Mandatory voting needs that heavy hand, says political scientist Costas Panagopoulos of Fordham University in New York. He studied 60 elections in the 1990s that featured mandatory voting, and found only those that have harsh, enforced penalties, such as the possible loss of public-service jobs or a prison sentence, yield large increases in turnout.

But any price for not voting may simply be too high a price to pay.

John Courtney, senior policy fellow at the Johnson-Shoyama Graduate School of Public Policy at the University of Saskatchewan, agrees that those who don't vote are not fulfilling their democratic responsibilities. "But if a person doesn't like the candidates, policies, leaders or parties, why force that person into doing something he or she doesn't want to do?" he asks.

Comparisons with Australia, where around 95 per cent of the country votes, can be misleading, Prof.
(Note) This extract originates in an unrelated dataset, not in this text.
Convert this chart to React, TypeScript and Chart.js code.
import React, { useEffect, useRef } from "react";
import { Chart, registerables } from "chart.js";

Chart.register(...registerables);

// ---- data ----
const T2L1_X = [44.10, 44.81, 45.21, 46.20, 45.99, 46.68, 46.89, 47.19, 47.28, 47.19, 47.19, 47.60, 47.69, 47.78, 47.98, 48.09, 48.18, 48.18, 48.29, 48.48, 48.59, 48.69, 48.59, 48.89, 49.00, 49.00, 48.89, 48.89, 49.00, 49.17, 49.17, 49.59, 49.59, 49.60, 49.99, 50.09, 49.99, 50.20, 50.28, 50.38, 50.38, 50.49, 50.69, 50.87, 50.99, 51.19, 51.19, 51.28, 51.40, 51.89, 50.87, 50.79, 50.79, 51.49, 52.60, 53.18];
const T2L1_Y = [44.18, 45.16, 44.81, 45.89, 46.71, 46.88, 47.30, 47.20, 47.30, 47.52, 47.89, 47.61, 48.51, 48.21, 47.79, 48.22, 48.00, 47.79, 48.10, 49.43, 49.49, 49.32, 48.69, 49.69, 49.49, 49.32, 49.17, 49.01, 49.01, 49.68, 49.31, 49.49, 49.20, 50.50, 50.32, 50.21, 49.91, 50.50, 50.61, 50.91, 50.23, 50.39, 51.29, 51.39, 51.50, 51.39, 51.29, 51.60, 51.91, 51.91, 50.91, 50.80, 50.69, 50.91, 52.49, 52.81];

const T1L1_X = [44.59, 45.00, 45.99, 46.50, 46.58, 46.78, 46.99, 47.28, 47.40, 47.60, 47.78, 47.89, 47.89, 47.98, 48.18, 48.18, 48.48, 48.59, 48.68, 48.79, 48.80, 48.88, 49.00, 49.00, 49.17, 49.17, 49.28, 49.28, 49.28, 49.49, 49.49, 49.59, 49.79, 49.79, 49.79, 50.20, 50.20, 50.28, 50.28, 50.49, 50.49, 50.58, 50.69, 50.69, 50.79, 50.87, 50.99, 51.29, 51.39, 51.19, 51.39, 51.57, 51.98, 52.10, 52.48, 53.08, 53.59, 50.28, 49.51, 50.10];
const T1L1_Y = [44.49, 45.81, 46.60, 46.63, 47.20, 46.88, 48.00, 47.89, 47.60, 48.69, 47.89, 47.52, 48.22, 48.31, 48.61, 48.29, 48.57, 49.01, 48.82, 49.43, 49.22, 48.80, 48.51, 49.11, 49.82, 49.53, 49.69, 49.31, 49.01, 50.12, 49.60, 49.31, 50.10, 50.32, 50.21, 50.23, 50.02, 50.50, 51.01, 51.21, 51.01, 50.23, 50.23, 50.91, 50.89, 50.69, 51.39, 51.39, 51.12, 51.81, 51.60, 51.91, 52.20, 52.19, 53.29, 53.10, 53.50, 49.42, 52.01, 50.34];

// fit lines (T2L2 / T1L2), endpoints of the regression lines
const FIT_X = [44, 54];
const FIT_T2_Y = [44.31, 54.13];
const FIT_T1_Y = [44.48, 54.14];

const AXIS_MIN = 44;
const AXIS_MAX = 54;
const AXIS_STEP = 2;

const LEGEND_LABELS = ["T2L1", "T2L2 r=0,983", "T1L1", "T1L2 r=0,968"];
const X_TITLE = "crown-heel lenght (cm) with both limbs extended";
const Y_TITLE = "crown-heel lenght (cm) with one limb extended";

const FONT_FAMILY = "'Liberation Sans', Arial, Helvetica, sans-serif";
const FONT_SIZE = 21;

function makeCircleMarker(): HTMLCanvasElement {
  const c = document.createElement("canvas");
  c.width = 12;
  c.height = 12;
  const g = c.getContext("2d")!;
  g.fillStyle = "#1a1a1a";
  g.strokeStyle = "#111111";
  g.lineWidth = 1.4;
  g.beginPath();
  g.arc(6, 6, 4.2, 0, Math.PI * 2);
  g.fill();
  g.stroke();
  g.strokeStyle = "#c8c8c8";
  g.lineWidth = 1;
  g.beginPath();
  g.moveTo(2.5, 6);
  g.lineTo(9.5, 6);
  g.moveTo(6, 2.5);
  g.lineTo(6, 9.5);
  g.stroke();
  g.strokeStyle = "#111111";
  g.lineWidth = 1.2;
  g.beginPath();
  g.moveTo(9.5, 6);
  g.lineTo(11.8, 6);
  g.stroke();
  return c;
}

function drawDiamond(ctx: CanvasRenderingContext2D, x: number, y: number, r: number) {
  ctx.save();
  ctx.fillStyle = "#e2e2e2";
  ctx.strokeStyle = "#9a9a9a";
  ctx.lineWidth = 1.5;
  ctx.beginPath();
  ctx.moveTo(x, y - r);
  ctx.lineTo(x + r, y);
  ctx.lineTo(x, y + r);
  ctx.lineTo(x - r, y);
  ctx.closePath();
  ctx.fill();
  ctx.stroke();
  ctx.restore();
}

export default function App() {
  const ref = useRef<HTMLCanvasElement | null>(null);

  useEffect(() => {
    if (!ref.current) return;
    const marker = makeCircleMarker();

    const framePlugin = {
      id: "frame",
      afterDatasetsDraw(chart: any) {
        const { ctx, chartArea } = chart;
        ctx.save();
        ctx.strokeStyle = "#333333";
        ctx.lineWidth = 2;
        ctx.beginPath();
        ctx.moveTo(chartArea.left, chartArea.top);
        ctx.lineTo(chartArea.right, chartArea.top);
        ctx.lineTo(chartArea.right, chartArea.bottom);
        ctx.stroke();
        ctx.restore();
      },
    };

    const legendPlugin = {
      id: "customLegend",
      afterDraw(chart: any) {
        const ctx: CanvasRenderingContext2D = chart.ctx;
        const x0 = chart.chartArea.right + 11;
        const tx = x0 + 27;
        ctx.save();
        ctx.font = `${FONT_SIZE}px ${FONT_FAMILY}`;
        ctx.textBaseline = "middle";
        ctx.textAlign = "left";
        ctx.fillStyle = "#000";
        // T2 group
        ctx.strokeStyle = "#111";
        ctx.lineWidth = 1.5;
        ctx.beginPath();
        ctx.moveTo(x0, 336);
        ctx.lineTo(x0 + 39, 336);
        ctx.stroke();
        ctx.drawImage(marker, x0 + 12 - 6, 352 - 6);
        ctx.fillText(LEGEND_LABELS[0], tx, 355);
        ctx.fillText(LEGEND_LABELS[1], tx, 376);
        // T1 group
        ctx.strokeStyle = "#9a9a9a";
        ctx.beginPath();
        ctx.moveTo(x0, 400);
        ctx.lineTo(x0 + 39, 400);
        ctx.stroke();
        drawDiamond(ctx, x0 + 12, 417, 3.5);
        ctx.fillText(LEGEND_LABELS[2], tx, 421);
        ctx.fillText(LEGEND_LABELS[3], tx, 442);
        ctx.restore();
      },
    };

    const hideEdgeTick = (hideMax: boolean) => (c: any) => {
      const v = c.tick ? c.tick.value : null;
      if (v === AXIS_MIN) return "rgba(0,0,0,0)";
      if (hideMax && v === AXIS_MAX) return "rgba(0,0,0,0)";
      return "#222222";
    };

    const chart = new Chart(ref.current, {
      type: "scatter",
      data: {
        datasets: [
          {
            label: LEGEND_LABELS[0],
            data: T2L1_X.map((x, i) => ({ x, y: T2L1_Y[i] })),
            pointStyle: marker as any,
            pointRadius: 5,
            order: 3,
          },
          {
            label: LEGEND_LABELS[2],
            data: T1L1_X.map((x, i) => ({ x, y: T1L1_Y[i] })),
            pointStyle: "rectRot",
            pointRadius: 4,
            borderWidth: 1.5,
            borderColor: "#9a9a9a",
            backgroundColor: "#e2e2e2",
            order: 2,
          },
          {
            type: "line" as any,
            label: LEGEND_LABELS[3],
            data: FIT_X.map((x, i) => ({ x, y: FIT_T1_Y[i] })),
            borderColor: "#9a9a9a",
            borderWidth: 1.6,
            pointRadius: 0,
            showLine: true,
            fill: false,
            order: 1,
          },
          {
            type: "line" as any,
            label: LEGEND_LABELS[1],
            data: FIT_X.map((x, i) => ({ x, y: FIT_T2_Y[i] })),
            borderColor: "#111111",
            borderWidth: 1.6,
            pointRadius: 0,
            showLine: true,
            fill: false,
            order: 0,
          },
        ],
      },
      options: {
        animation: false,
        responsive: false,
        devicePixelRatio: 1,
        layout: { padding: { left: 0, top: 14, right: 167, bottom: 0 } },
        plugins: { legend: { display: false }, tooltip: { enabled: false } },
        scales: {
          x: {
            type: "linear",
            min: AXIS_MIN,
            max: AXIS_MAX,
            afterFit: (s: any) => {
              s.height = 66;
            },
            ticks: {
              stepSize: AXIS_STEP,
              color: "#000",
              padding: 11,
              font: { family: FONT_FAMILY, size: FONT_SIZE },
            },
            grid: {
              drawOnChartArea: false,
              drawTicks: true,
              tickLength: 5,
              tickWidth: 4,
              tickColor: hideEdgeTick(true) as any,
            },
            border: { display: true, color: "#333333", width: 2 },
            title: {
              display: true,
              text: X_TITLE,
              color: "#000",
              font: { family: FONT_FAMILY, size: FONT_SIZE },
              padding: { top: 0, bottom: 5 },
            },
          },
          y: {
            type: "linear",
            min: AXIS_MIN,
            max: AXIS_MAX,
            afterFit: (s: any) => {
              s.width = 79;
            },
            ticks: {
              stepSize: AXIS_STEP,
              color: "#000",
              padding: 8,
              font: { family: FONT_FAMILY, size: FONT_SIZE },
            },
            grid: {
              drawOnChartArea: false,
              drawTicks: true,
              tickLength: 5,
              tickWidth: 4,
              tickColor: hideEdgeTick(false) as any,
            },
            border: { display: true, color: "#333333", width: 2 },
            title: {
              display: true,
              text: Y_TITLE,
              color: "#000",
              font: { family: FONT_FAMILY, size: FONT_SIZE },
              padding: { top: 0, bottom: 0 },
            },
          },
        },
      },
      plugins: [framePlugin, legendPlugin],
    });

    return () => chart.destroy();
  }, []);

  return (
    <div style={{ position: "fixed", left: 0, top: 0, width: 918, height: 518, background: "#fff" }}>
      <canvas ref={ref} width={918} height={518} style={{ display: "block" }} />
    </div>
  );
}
Courtney says. Canadians are less tolerant of state intrusion than people in Australia.

Now that the Conservative Party has awakened Canadians to the risks they would have taken in not filling out the long-form census, is the country ready for rules with new punishments around voting? It seems doubtful. The result would be, in Prof. Courtney's words, a "large systemic shock to our civic culture."

Would mandatory voting make our elections more representative, as the poor and the young would be forced to turn out? Perhaps, but with no underlying changes in the party standings: The Canada Election Study of the 2000 federal election found "scant evidence for a partisan effect of turnout in Canada."
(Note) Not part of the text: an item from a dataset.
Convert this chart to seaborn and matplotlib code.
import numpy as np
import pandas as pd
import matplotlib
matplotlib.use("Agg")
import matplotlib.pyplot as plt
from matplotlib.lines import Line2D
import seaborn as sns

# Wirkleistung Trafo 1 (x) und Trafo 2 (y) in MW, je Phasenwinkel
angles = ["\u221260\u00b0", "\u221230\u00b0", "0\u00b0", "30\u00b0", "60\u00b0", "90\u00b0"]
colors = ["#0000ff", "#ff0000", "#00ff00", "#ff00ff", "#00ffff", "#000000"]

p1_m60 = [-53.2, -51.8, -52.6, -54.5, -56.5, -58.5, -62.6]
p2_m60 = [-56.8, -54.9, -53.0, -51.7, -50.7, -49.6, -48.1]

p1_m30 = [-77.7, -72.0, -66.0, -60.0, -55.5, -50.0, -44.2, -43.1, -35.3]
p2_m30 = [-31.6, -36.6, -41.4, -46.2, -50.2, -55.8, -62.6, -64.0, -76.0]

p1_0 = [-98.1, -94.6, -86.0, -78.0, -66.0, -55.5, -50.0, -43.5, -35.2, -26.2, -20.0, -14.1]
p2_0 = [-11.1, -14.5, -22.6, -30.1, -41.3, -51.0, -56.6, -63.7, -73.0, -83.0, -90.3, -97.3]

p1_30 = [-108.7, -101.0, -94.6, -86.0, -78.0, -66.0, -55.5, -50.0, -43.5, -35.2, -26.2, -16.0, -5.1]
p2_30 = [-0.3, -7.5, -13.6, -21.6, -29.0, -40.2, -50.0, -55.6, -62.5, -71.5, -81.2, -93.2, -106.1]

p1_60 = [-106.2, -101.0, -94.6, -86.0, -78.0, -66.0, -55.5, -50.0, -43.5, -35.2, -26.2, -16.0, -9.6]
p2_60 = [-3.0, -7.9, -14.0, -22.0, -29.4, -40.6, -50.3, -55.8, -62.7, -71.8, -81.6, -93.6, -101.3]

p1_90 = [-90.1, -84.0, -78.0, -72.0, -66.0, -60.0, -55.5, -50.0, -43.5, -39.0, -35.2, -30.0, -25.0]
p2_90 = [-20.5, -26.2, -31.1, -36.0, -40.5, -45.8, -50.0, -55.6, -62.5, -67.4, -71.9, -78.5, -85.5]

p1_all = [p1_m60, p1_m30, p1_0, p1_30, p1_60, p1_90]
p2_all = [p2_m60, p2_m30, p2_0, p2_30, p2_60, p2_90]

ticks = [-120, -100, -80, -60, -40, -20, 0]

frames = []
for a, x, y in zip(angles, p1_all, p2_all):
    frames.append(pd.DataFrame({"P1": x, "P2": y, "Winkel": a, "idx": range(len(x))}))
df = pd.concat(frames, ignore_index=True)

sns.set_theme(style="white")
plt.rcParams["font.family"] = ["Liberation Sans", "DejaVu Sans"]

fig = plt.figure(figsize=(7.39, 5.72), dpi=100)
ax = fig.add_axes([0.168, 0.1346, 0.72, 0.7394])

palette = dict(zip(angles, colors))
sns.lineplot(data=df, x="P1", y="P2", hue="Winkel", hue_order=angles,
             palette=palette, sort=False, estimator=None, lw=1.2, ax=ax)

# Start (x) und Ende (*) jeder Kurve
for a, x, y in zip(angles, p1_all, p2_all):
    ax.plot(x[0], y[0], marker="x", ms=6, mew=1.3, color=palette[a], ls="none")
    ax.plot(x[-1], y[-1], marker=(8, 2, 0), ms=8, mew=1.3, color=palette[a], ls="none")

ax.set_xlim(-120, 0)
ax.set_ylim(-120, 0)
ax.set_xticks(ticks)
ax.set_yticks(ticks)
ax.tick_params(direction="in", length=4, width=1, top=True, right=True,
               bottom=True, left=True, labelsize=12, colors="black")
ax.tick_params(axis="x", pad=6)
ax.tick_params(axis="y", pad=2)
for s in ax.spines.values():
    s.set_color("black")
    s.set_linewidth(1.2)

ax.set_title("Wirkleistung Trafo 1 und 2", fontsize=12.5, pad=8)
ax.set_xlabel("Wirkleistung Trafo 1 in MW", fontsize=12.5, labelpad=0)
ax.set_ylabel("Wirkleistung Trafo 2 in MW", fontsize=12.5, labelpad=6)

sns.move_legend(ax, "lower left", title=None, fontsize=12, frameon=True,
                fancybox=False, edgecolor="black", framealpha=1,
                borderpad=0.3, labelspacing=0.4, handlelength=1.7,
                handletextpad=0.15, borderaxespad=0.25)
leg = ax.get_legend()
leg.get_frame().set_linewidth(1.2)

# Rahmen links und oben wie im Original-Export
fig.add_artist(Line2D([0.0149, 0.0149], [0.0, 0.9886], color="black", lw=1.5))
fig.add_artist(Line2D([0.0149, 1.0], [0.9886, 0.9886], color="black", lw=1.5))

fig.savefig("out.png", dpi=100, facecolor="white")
The strongest argument against mandatory voting may be that it doesn't create what might be called "civic learning." In Western Europe, voters in countries with mandatory voting are no more interested in politics, and no more likely to discuss it at their dinner tables.
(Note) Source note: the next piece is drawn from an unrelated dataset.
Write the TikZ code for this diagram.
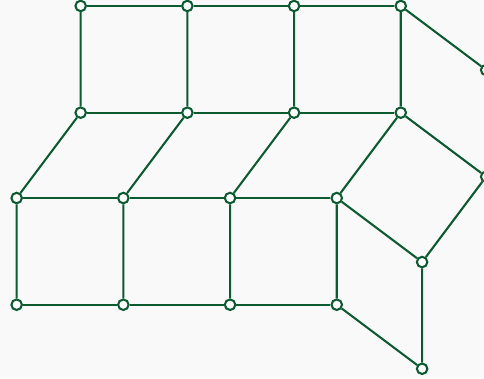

And in one sense, mandatory voting can depress participation, argues Prof. Courtney - it makes political parties less responsive to constituents, because they no longer have to do the hard work of knocking on doors to convince voters to come out on election day.

The path forward for better elections - as opposed to better turnout - may be a carrot, rather than a stick. Across Canada, citizens are coming together to highlight the importance and consequences of voting, whether it's vote mobs on university campuses or associations that organize all-candidates forums.

"I think the smartest investment we could make in the future of our democracy is civic education," says Mr. Gunn of Student Vote. "If we build that up, we don't need mandatory voting."

Editor's Note: The original newspaper version of this article and an earlier online version incorrectly stated that Australia has a national citizenship card. In fact, it has an optional ID card for those without driver's licenses and passports. This online version has been corrected.